KES Summit 2025: lições para navegar improvisos
Com o tema "Navegando Improvisos", o evento reuniu líderes, executivos e pensadores de diferentes áreas para uma imersão em inovação, comportamento e tecnologia

“Todo o improviso é uma oportunidade de mudança”. Essa foi uma das mensagens da palestra de Lucas Liedke e André Alves, fundadores da Float, durante o KES Summit 2025. Eles foram alguns dos speakers que se apresentaram durante o evento que aconteceu na última semana, em Trancoso, na Bahia.
Com o tema navegando improvisos, o Summit reuniu 250 líderes, executivos e pensadores em quatro dias de imersão com palestras e debates sobre inovação, IA, cultura e comportamento.

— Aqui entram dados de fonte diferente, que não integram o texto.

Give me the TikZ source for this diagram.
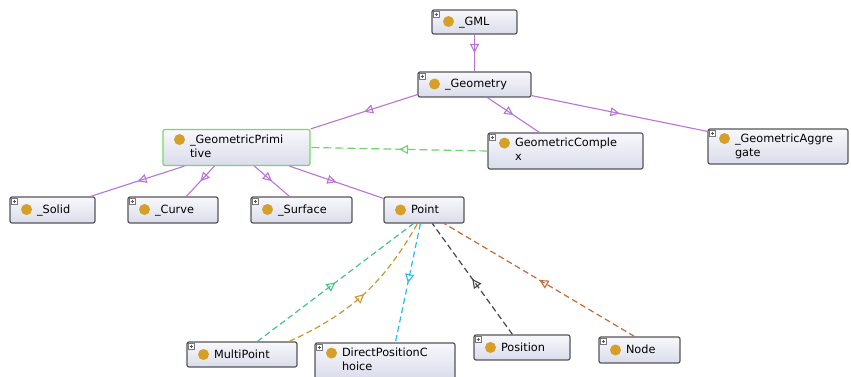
\documentclass[tikz,border=0pt]{standalone}
\usepackage{fontspec}
\setmainfont{DejaVu Sans}
\usetikzlibrary{arrows.meta,decorations.markings}
\definecolor{dotc}{RGB}{214,160,40}
\definecolor{boxborder}{RGB}{85,85,90}
\definecolor{boxtop}{RGB}{248,248,252}
\definecolor{boxbot}{RGB}{218,220,234}
\definecolor{primborder}{RGB}{110,220,100}
\definecolor{subcls}{RGB}{185,115,215}
\definecolor{cgreen}{RGB}{110,210,110}
\definecolor{mgreen}{RGB}{70,195,140}
\definecolor{morange}{RGB}{200,150,50}
\definecolor{mcyan}{RGB}{40,190,230}
\definecolor{mblack}{RGB}{70,70,70}
\definecolor{mbrown}{RGB}{200,105,55}
\newcommand{\owldot}{\tikz[baseline={(0pt,-3.8pt)}]\fill[dotc] (0pt,0pt) circle (5.5pt);\hspace{5pt}}
\newcommand{\twolines}[2]{\begin{tabular}[t]{@{}l@{}}#1\\#2\end{tabular}}
\tikzset{
  cls/.style={draw=boxborder, line width=1.2pt, rounded corners=2pt,
    top color=boxtop, bottom color=boxbot, inner xsep=11pt, inner ysep=1pt,
    align=left, font=\fontsize{11.3}{13.8}\selectfont},
  subline/.style={draw=subcls, line width=1.1pt},
  dashline/.style={line width=1.2pt, dash pattern=on 6pt off 3.5pt},
  midtip/.style={postaction={decorate}, decoration={markings,
    mark=at position #1 with {\arrow{Triangle[open,length=9pt,width=9pt,line width=1.1pt]}}}},
  midtip/.default=0.5,
  plusbox/.style={draw=boxborder!80, fill=white, line width=0.5pt}
}
\newcommand{\plusicon}[1]{%
  \draw[plusbox] ([shift={(2pt,-2pt)}]#1.north west) rectangle ([shift={(8pt,-8pt)}]#1.north west);
  \draw[boxborder, line width=0.6pt] ([shift={(3.3pt,-5pt)}]#1.north west) -- ([shift={(6.7pt,-5pt)}]#1.north west)
    ([shift={(5pt,-3.3pt)}]#1.north west) -- ([shift={(5pt,-6.7pt)}]#1.north west);}
\begin{document}
\begin{tikzpicture}[x=1pt,y=-1pt]
\useasboundingbox (0,0) rectangle (851,377);
% nodes
\node[cls, text width=63pt, minimum height=24pt] (gml) at (474.5,22) {\owldot\_GML};
\node[cls, text width=91pt, minimum height=25pt] (geometry) at (474.5,84.5) {\owldot\_Geometry};
\node[cls, draw=primborder, text width=125pt, minimum height=36pt] (prim) at (236.5,147.5) {\owldot\twolines{\_GeometricPrimi}{tive}};
\node[cls, text width=133pt, minimum height=36pt] (complex) at (565.5,151) {\owldot\twolines{GeometricComple}{x}};
\node[cls, text width=118pt, minimum height=35pt] (aggregate) at (778,146.5) {\owldot\twolines{\_GeometricAggre}{gate}};
\node[cls, text width=63pt, minimum height=26pt] (solid) at (52.5,210) {\owldot\_Solid};
\node[cls, text width=68pt, minimum height=26pt] (curve) at (173,210) {\owldot\_Curve};
\node[cls, text width=79pt, minimum height=26pt] (surface) at (301.5,210) {\owldot\_Surface};
\node[cls, text width=58pt, minimum height=26pt] (point) at (424,210) {\owldot Point};
\node[cls, text width=88pt, minimum height=25pt] (multipoint) at (242,354.5) {\owldot MultiPoint};
\node[cls, text width=118pt, minimum height=36pt] (dpc) at (385,361) {\owldot\twolines{DirectPositionC}{hoice}};
\node[cls, text width=74pt, minimum height=25pt] (position) at (522,347.5) {\owldot Position};
\node[cls, text width=59pt, minimum height=26pt] (nodecls) at (639.5,350) {\owldot Node};
\foreach \n in {gml,geometry,complex,aggregate,solid,curve,surface,multipoint,dpc,position,nodecls}{\plusicon{\n}}
% subclass edges
\draw[subline, midtip] (gml.south) -- (geometry.north);
\draw[subline, midtip] ([yshift=3pt]geometry.south west) -- (prim.north east);
\draw[subline, midtip] ([xshift=70pt]geometry.south west) -- ([xshift=52pt]complex.north west);
\draw[subline, midtip] ([yshift=2pt]geometry.south east) -- ([yshift=-3pt]aggregate.north west);
\draw[subline, midtip] ([xshift=22pt]prim.south west) -- ([xshift=-5pt]solid.north east);
\draw[subline, midtip] ([xshift=52pt]prim.south west) -- ([xshift=59pt]curve.north west);
\draw[subline, midtip] ([xshift=92pt]prim.south west) -- ([xshift=39pt]surface.north west);
\draw[subline, midtip] ([xshift=127pt]prim.south west) -- ([yshift=-2pt]point.north west);
% dashed relations
\draw[dashline, cgreen, dash pattern=on 8pt off 4pt, midtip] (complex.west) -- (prim.east);
\draw[dashline, mgreen, midtip] ([xshift=71pt]multipoint.north west) -- ([xshift=30pt]point.south west);
\draw[dashline, morange, midtip] ([xshift=103pt]multipoint.north west) to[bend right=18] ([xshift=34pt]point.south west);
\draw[dashline, mcyan, midtip] ([xshift=37pt]point.south west) -- ([xshift=81pt]dpc.north west);
\draw[dashline, mblack, midtip] ([xshift=39pt]position.north west) -- ([xshift=49pt]point.south west);
\draw[dashline, mbrown, midtip] ([xshift=36pt]nodecls.north west) -- ([xshift=61pt]point.south west);
\end{tikzpicture}
\end{document}
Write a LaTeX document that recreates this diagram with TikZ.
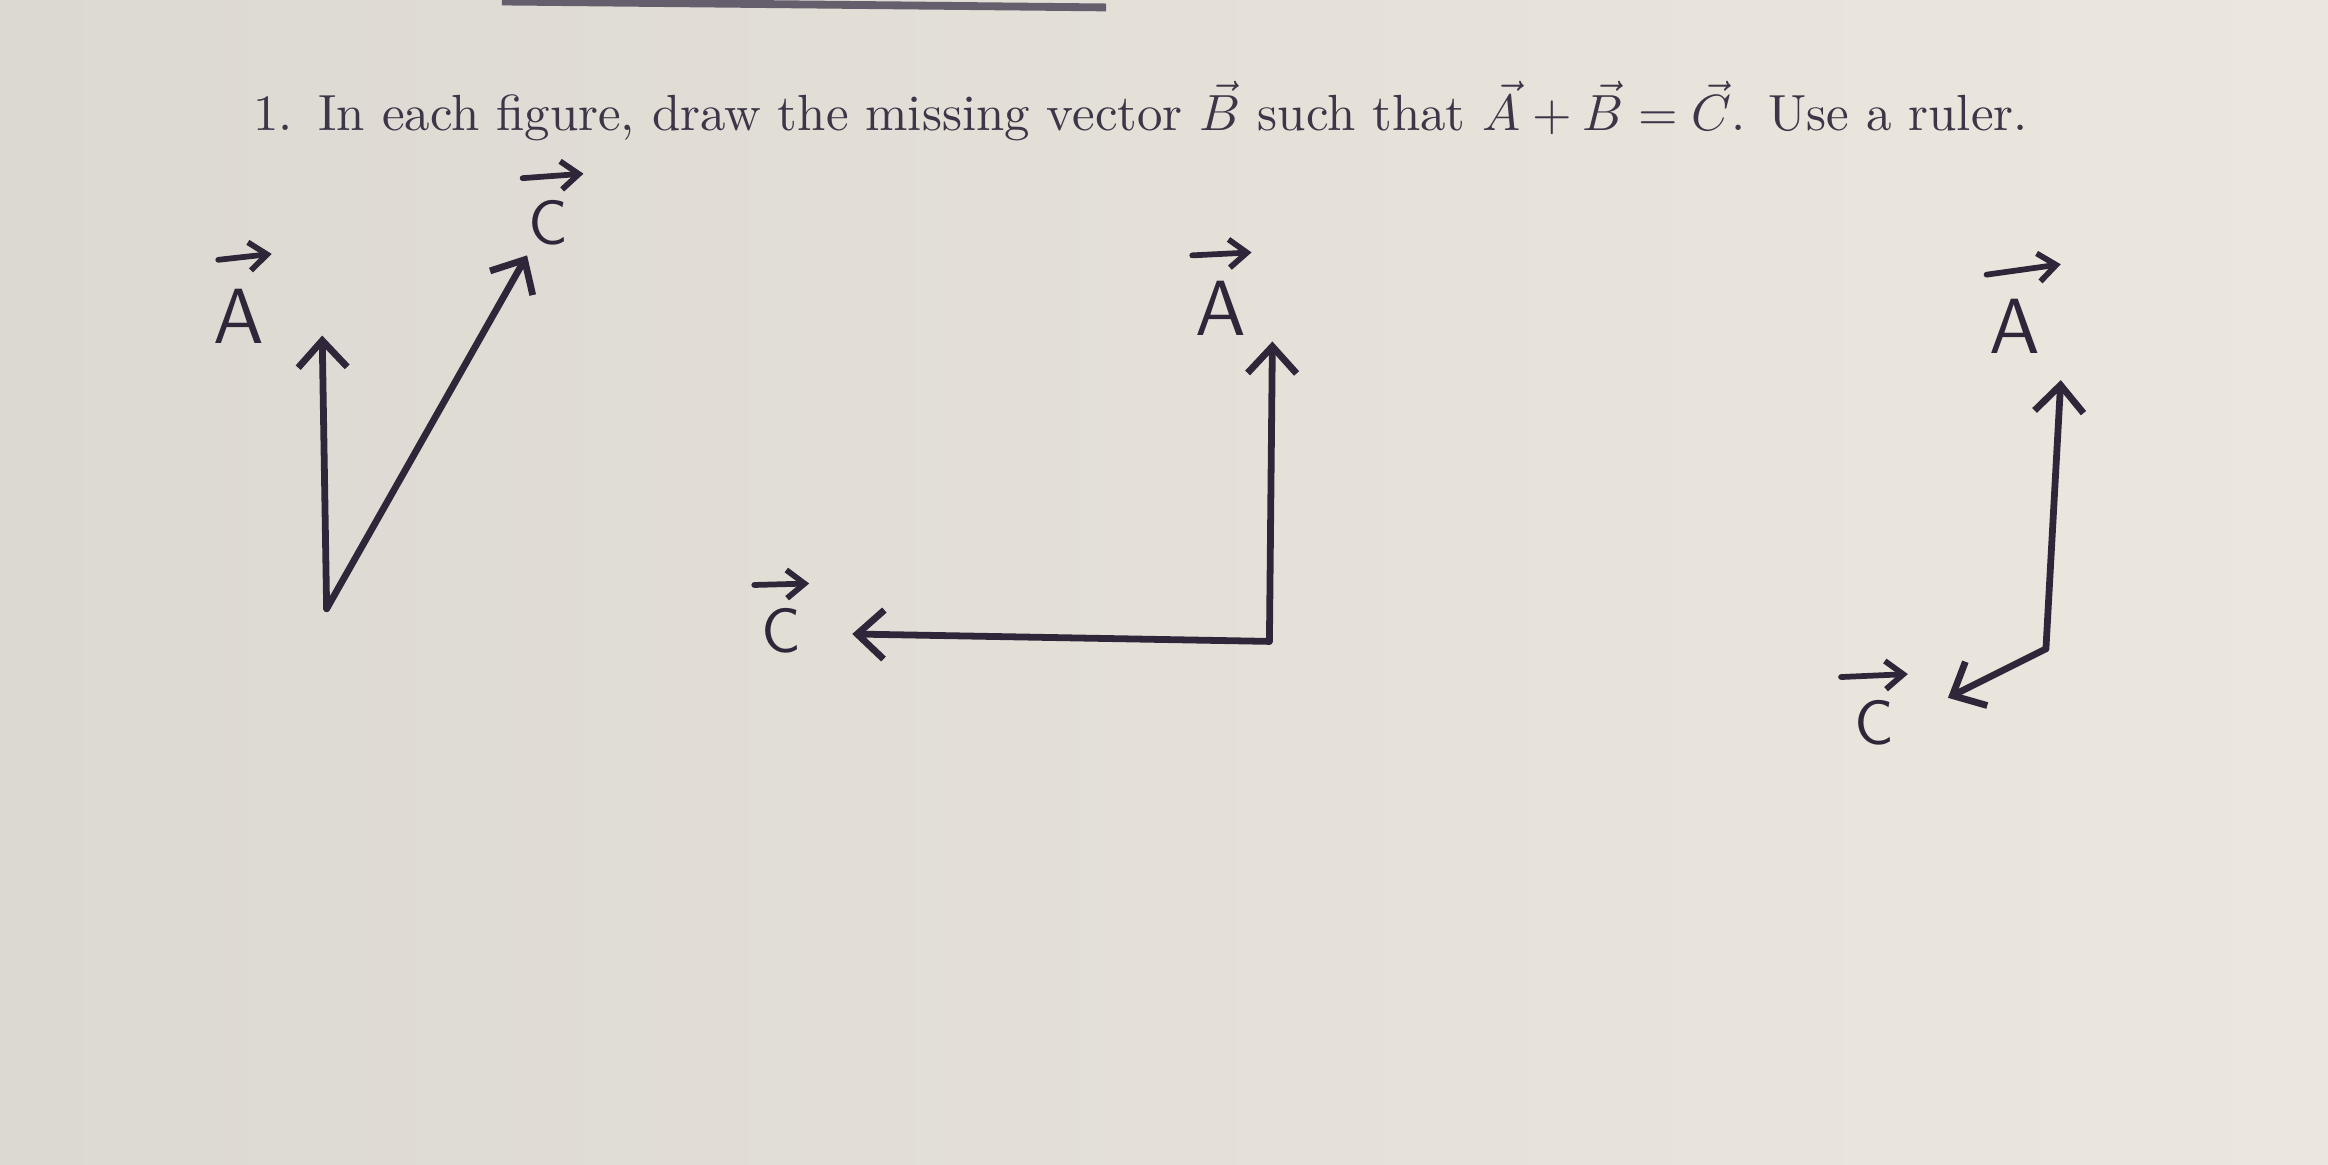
\documentclass[tikz,border=0pt]{standalone}
\usepackage{amsmath, amssymb}
\usepackage{graphicx}
\usetikzlibrary{arrows.meta}
\definecolor{ink}{RGB}{48,38,58}
\definecolor{print}{RGB}{62,54,72}
\definecolor{paperL}{RGB}{220,217,210}
\definecolor{paperM}{RGB}{240,238,233}
\definecolor{paperR}{RGB}{236,231,222}

\begin{document}
\begin{tikzpicture}[
		vec/.style={ink, line width=1.3pt, line cap=round, line join=round, -{Straight Barb[length=1.8mm,width=3.3mm]}},
		hand/.style={ink, font=\sffamily\fontsize{15}{15}\selectfont, inner sep=0pt},
		overarrow/.style={ink, line width=1.1pt, line cap=round, -{Straight Barb[length=1.2mm,width=1.9mm]}}
	]
		\useasboundingbox (0,0) rectangle (15.68,7.84);
		\shade[left color=paperL, middle color=paperM, right color=paperR] (0,0) rectangle (15.68,7.84);
		\draw[print!80, line width=1.5pt] (3.38,7.83) -- (7.45,7.79);
		\node[anchor=base west, inner sep=0pt, text=print] (task) at (1.70,6.96)
			{\resizebox{11.95cm}{!}{1.\enspace In each figure, draw the missing vector $\vec{B}$ such that $\vec{A}+\vec{B}=\vec{C}$. Use a ruler.}};
		% first figure
		\coordinate (o1) at (2.20,3.74);
		\coordinate (a1) at (2.17,5.58);
		\coordinate (c1) at (3.55,6.12);
		\draw[vec] (o1) -- (a1);
		\draw[vec] (o1) -- (c1);
		\node[hand] (lA1) at (1.61,5.71) {A};
		\node[hand, font=\sffamily\fontsize{12}{12}\selectfont] (lC1) at (3.69,6.34) {C};
		\draw[overarrow] ([shift={(-0.14,0.38)}]lA1.center) -- ([shift={(0.22,0.42)}]lA1.center);
		\draw[overarrow] ([shift={(-0.17,0.30)}]lC1.center) -- ([shift={(0.24,0.33)}]lC1.center);
		% second figure
		\coordinate (o2) at (8.55,3.52);
		\coordinate (a2) at (8.57,5.54);
		\coordinate (c2) at (5.74,3.57);
		\draw[vec] (o2) -- (a2);
		\draw[vec] (o2) -- (c2);
		\node[hand] (lA2) at (8.22,5.76) {A};
		\node[hand, font=\sffamily\fontsize{12}{12}\selectfont] (lC2) at (5.26,3.59) {C};
		\draw[overarrow] ([shift={(-0.19,0.36)}]lA2.center) -- ([shift={(0.21,0.38)}]lA2.center);
		\draw[overarrow] ([shift={(-0.18,0.31)}]lC2.center) -- ([shift={(0.19,0.32)}]lC2.center);
		% third figure
		\coordinate (o3) at (13.78,3.47);
		\coordinate (a3) at (13.88,5.28);
		\coordinate (c3) at (13.12,3.14);
		\draw[vec] (o3) -- (a3);
		\draw[vec] (o3) -- (c3);
		\node[hand] (lA3) at (13.57,5.64) {A};
		\node[hand, font=\sffamily\fontsize{12}{12}\selectfont] (lC3) at (12.62,2.97) {C};
		\draw[overarrow] ([shift={(-0.19,0.35)}]lA3.center) -- ([shift={(0.31,0.42)}]lA3.center);
		\draw[overarrow] ([shift={(-0.22,0.31)}]lC3.center) -- ([shift={(0.23,0.33)}]lC3.center);
	\end{tikzpicture}
\end{document}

O teórico de mídia Douglas Rushkoff abriu o evento fazendo uma convocação à “estranheza” como antídoto à padronização da era digital. Rushkoff chamou de” bad trip” a visão utilitária das pessoas a partir da tecnologia. E lembrou de um tempo em que a aposta era de uma internet que poderia expandir a nossa criatividade e gerar mais conexão entre as pessoas.
Apesar da complexidade do atual contexto, em que há enorme concentração de poder nas mãos das big techs, Douglas vê um bom momento para o Brasil. Se antes os brasileiros queriam ser parecidos com os EUA, agora, já não querem mais. Também apontou que as restrições são ferramentas para a criatividade.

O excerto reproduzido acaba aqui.